Salman Rushdie non è solo l’autore dei Versi satanici, ovvero uno scrittore che, per aver pubblicato un libro ritenuto blasfemo dagli integralisti islamici, si è visto comminare una condanna a morte dall’ayatollah Khomeini.

Quando lo colpisce la fatwa iraniana, Rushdie ha già al suo attivo un romanzo che ha cambiato la faccia della letteratura inglese, I figli della mezzanotte, apparso nel 1981 e subito premiato con il prestigioso Booker Prize (sarà in seguito Best of Booker nel 1993 e nel 2008), una vicenda in cui magia e realtà si mescolano per narrare la storia dell’India indipendente attraverso le avventure di un personaggio nato il giorno dell’indipendenza indiana, proprio allo scoccare della mezzanotte e, per questo, dotato di poteri magici come tutti i bambini nati in quel momento, ma anche crudamente “ammanettato alla storia”.

Una storia scritta da un punto di vista ‘altro’, soggettivo, demistificante, irrealistico e irriverente e perciò stesso sovversiva, in un linguaggio che non ha nulla a che spartire con lo standard english della letteratura canonica, ma è l’inglese dei bazaar indiani, spurio, zeppo di imprestiti da ogni sorta di lingue e dialetti, ricco di neologismi e giochi di parole.

L’uso di quella che si può definire una “storiografia fantastica”, nella consapevolezza che immaginare storie è sempre e comunque un atto ideologico, è il marchio di fabbrica di tutta la produzione rushdiana: creatore di miti piuttosto che semplice romanziere, Rushdie racconterà nel 1984, in La vergogna, la storia del Pakistan sotto forma di Grand Guignol: e se I figli della mezzanotte gli era valso le ire di Indira Gandhi, nel 1984 Zia Ul-Haq, riconosciutosi in un crudele e inetto personaggio de La Vergogna, ordina 50 scudisciate a chiunque venga sorpreso a leggere il romanzo o ne possieda una copia.

Nel 1988, Rushdie termina la trilogia dedicata all’Asia meridionale con un’epopea fantastica della diaspora asiatica nel Regno Unito, I versi satanici. “Scrittore contro” per antonomasia («Ho speso tutta la mia vita come autore all’opposizione, e ho sempre compreso nel ruolo dello scrittore la funzione di antagonista dello stato», ha scritto), nei Versi satanici ribadisce la sua convinzione che compito dello scrittore è «Nominare l’innominabile, indicare le frodi, prendere posizione, iniziare i dibattiti, scuotere il mondo e impedirgli di addormentarsi».

È quello che continuerà a fare anche durante i difficili anni successivi alla fatwa, raccontati molto tempo dopo nel memoir Joseph Anton: un decennio di lotte per la propria libertà e per l’affermazione della libertà di parola, durante il quale metaforizza la sua esperienza di cantastorie zittito da un malvagio potere nella favola Arun e il mar delle storie; scrive due romanzi, L’ultimo sospiro del Moro e La terra sotto i suoi piedi, in cui, ancora una volta, intreccia storia e storie, ancorando i fatti alla loro rappresentazione virtuale e al racconto che altri media e altre forme artistiche ne forniscono.

Approdato a New York nel 2001, con Furia cerca di raccontare il presente nel suo manifestarsi e offre una visione quasi profetica della furia che, di lì a poco, si abbatterà sulla metropoli americana (il romanzo esce soltanto una quindicina di giorni prima dell’11 settembre).
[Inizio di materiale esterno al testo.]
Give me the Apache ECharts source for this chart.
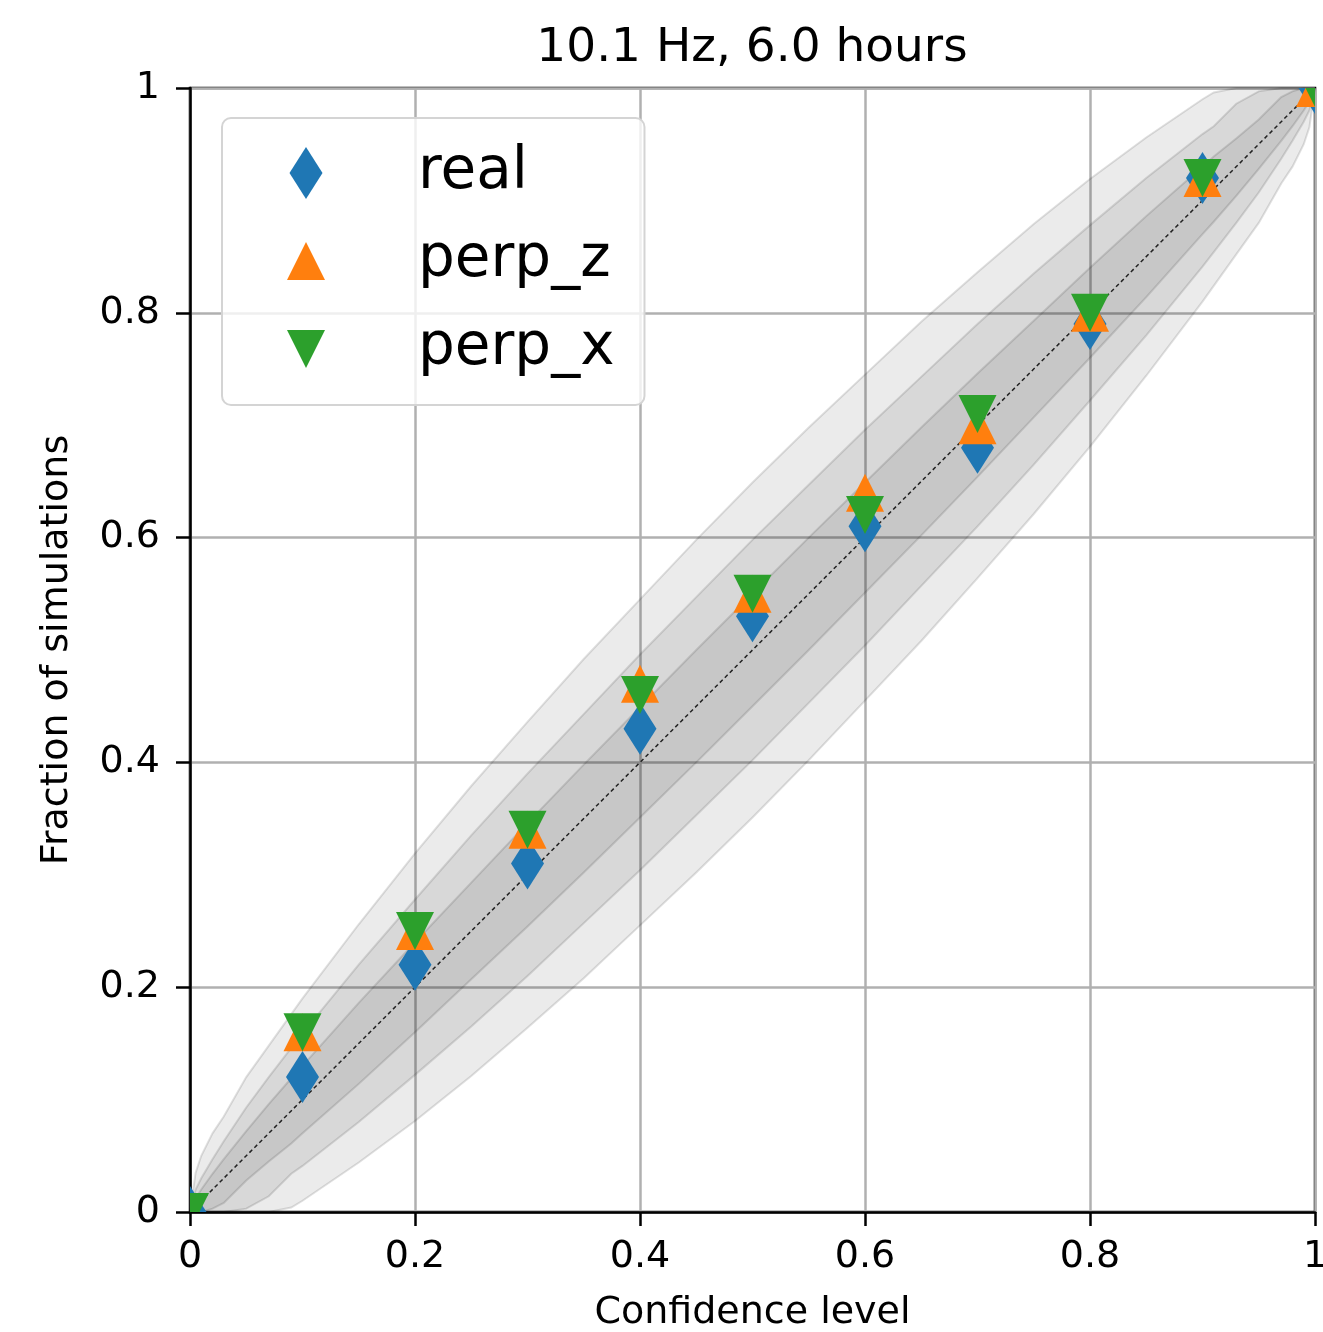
<!DOCTYPE html>
<html>
<head>
<meta charset="utf-8">
<script src="https://cdn.jsdelivr.net/npm/echarts@6/dist/echarts.min.js"></script>
<style>
html,body{margin:0;padding:0;background:#fff;}
#chart{width:1323px;height:1332px;}
</style>
</head>
<body>
<div id="chart"></div>
<script>
// ---- data ----
const confLevels = [0, 0.1, 0.2, 0.3, 0.4, 0.5, 0.6, 0.7, 0.8, 0.9, 1.0];
const realFrac   = [0, 0.12, 0.22, 0.31, 0.43, 0.53, 0.61, 0.68, 0.79, 0.92, 1.0];
const perpZFrac  = [0, 0.16, 0.25, 0.34, 0.47, 0.55, 0.64, 0.70, 0.80, 0.92, 1.0];
const perpXFrac  = [0, 0.16, 0.25, 0.34, 0.46, 0.55, 0.62, 0.71, 0.80, 0.92, 1.0];
const seriesNames = ['real', 'perp_z', 'perp_x'];

// confidence bands (68%, 95%, 99.7%)
const bandX    = [0,0.005,0.01,0.02,0.03,0.05,0.07,0.09,0.1,0.15,0.2,0.25,0.3,0.35,0.4,0.45,0.5,0.55,0.6,0.65,0.7,0.75,0.8,0.85,0.9,0.91,0.93,0.95,0.97,0.98,0.99,0.995,1];
const upper68  = [0,0.012,0.02,0.034,0.047,0.072,0.096,0.119,0.13,0.186,0.24,0.293,0.346,0.398,0.449,0.50,0.55,0.60,0.649,0.698,0.746,0.793,0.84,0.886,0.93,0.939,0.955,0.972,0.992,0.997,1,1,1];
const lower68  = [0,0,0,0.003,0.008,0.028,0.045,0.061,0.07,0.114,0.16,0.207,0.254,0.302,0.351,0.40,0.45,0.50,0.551,0.602,0.654,0.707,0.76,0.814,0.87,0.881,0.904,0.928,0.953,0.966,0.98,0.988,1];
const upper95  = [0,0.02,0.03,0.047,0.063,0.093,0.12,0.146,0.159,0.22,0.278,0.335,0.39,0.443,0.496,0.547,0.598,0.647,0.696,0.743,0.79,0.835,0.878,0.92,0.959,0.966,0.986,0.997,1,1,1,1,1];
const lower95  = [0,0,0,0,0,0.003,0.014,0.034,0.041,0.08,0.122,0.165,0.21,0.257,0.304,0.353,0.402,0.453,0.504,0.557,0.61,0.665,0.722,0.78,0.841,0.854,0.88,0.907,0.937,0.953,0.97,0.98,1];
const upper997 = [0,0.035,0.05,0.07,0.085,0.12,0.148,0.176,0.19,0.256,0.319,0.379,0.436,0.492,0.545,0.598,0.649,0.698,0.745,0.792,0.836,0.879,0.919,0.956,0.99,0.996,1,1,1,1,1,1,1];
const lower997 = [0,0,0,0,0,0,0,0.004,0.01,0.044,0.081,0.121,0.164,0.208,0.255,0.302,0.351,0.402,0.455,0.508,0.564,0.621,0.681,0.744,0.81,0.824,0.852,0.88,0.915,0.93,0.95,0.965,1];
const diagX = [0, 1];

const colors = ['#1f77b4', '#ff7f0e', '#2ca02c'];
const FONT = 'DejaVu Sans';

function pairs(xs, ys) { return xs.map((x, i) => [x, ys[i]]); }

function bandRenderer(up, lo) {
  return function (params, api) {
    const pts = [];
    for (let i = 0; i < bandX.length; i++) pts.push(api.coord([bandX[i], up[i]]));
    for (let i = bandX.length - 1; i >= 0; i--) pts.push(api.coord([bandX[i], lo[i]]));
    return {
      type: 'polygon',
      shape: { points: pts, smooth: 0 },
      style: { fill: 'rgba(0,0,0,0.08)', stroke: 'rgba(0,0,0,0.12)', lineWidth: 2 }
    };
  };
}

function markerRenderer(kind, color) {
  return function (params, api) {
    const c = api.coord([api.value(0), api.value(1)]);
    const x = c[0], y = c[1];
    let pts;
    if (kind === 'diamond') {
      pts = [[x, y - 26], [x + 16.5, y], [x, y + 26], [x - 16.5, y]];
    } else if (kind === 'up') {
      pts = [[x, y - 19], [x + 19, y + 19], [x - 19, y + 19]];
    } else {
      pts = [[x - 19, y - 19], [x + 19, y - 19], [x, y + 19]];
    }
    const cs = params.coordSys;
    return {
      type: 'polygon',
      shape: { points: pts },
      style: { fill: color },
      clipPath: { type: 'rect', shape: { x: cs.x, y: cs.y, width: cs.width, height: cs.height } }
    };
  };
}

const chart = echarts.init(document.getElementById('chart'), null, { renderer: 'canvas' });

const axisCommon = {
  type: 'value', min: 0, max: 1, interval: 0.2,
  axisLine: { show: true, onZero: false, lineStyle: { color: '#000', width: 2.5 } },
  axisTick: { show: true, inside: false, length: 14, lineStyle: { color: '#000', width: 2.5 } },
  splitLine: { show: true, lineStyle: { color: '#b0b0b0', width: 2.5 } },
  nameLocation: 'middle',
  nameTextStyle: { fontFamily: FONT, fontSize: 38, color: '#000' }
};

const option = {
  animation: false,
  backgroundColor: '#fff',
  title: {
    text: '10.1 Hz, 6.0 hours',
    left: 752, top: 25, padding: 0, textAlign: 'center',
    textStyle: { fontFamily: FONT, fontSize: 47, fontWeight: 'normal', color: '#000' }
  },
  grid: {
    left: 190, top: 88, right: 8, bottom: 120,
    containLabel: false, outerBoundsMode: 'none',
    show: true, borderColor: '#000', borderWidth: 2.5, backgroundColor: 'transparent'
  },
  xAxis: Object.assign({}, axisCommon, {
    name: 'Confidence level', nameGap: 82,
    axisLabel: { fontFamily: FONT, fontSize: 38, color: '#000', margin: 26 }
  }),
  yAxis: Object.assign({}, axisCommon, {
    name: 'Fraction of simulations', nameGap: 114,
    axisLabel: { fontFamily: FONT, fontSize: 38, color: '#000', margin: 30 }
  }),
  legend: {
    show: true, orient: 'vertical', left: 222, top: 118,
    padding: [26, 30, 27, 65],
    itemGap: 30, itemWidth: 38, itemHeight: 52,
    selectedMode: false,
    backgroundColor: 'rgba(255,255,255,0.8)',
    borderColor: '#d4d4d4', borderWidth: 2, borderRadius: 9,
    textStyle: { fontFamily: FONT, fontSize: 58, color: '#000', padding: [0, 0, 0, 88], lineHeight: 52 },
    data: [
      { name: seriesNames[0], icon: 'path://M16.5,0L33,26L16.5,52L0,26Z', itemStyle: { color: colors[0] } },
      { name: seriesNames[1], icon: 'path://M19,0L38,38L0,38Z', itemStyle: { color: colors[1] } },
      { name: seriesNames[2], icon: 'path://M0,0L38,0L19,38Z', itemStyle: { color: colors[2] } }
    ]
  },
  series: [
    { type: 'custom', name: 'band997', silent: true, z: 1, data: [[0.5, 0.5]], encode: { x: 0, y: 1 }, renderItem: bandRenderer(upper997, lower997) },
    { type: 'custom', name: 'band95', silent: true, z: 1, data: [[0.5, 0.5]], encode: { x: 0, y: 1 }, renderItem: bandRenderer(upper95, lower95) },
    { type: 'custom', name: 'band68', silent: true, z: 1, data: [[0.5, 0.5]], encode: { x: 0, y: 1 }, renderItem: bandRenderer(upper68, lower68) },
    {
      type: 'line', name: 'diag', silent: true, z: 2, symbol: 'none',
      data: pairs(diagX, diagX),
      lineStyle: { color: '#222', width: 1.5, type: [4, 3] }
    },
    { type: 'custom', name: seriesNames[0], z: 3, itemStyle: { color: colors[0] }, data: pairs(confLevels, realFrac), encode: { x: 0, y: 1 }, renderItem: markerRenderer('diamond', colors[0]) },
    { type: 'custom', name: seriesNames[1], z: 4, itemStyle: { color: colors[1] }, data: pairs(confLevels, perpZFrac), encode: { x: 0, y: 1 }, renderItem: markerRenderer('up', colors[1]) },
    { type: 'custom', name: seriesNames[2], z: 5, itemStyle: { color: colors[2] }, data: pairs(confLevels, perpXFrac), encode: { x: 0, y: 1 }, renderItem: markerRenderer('down', colors[2]) }
  ]
};

chart.setOption(option);
</script>
</body>
</html>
Seguono, dagli Stati Uniti, dove si è ormai trasferito, Shalimar il Clown, forse il miglior lavoro della sua stagione americana, in cui, tra molte storie intrecciate si trova anche quella di un funambolo che diviene terrorista; L’incantatrice di Firenze, ambientato nel Rinascimento italiano, che vede tra i personaggi anche Machiavelli; Due anni, otto mesi e ventotto notti, una fiaba ispirata dalla favolistica orientale della sua infanzia e La caduta dei Golden, ritratto parodico dell’America di Trump. Il suo ultimo romanzo, Quichotte, è un tour de force narrativo in cui al cavaliere di Cervantes si affianca Alice e il grillo parlante di Pinocchio incontra il Rinoceronte di Ionesco in un vorticoso girotondo di intertesti.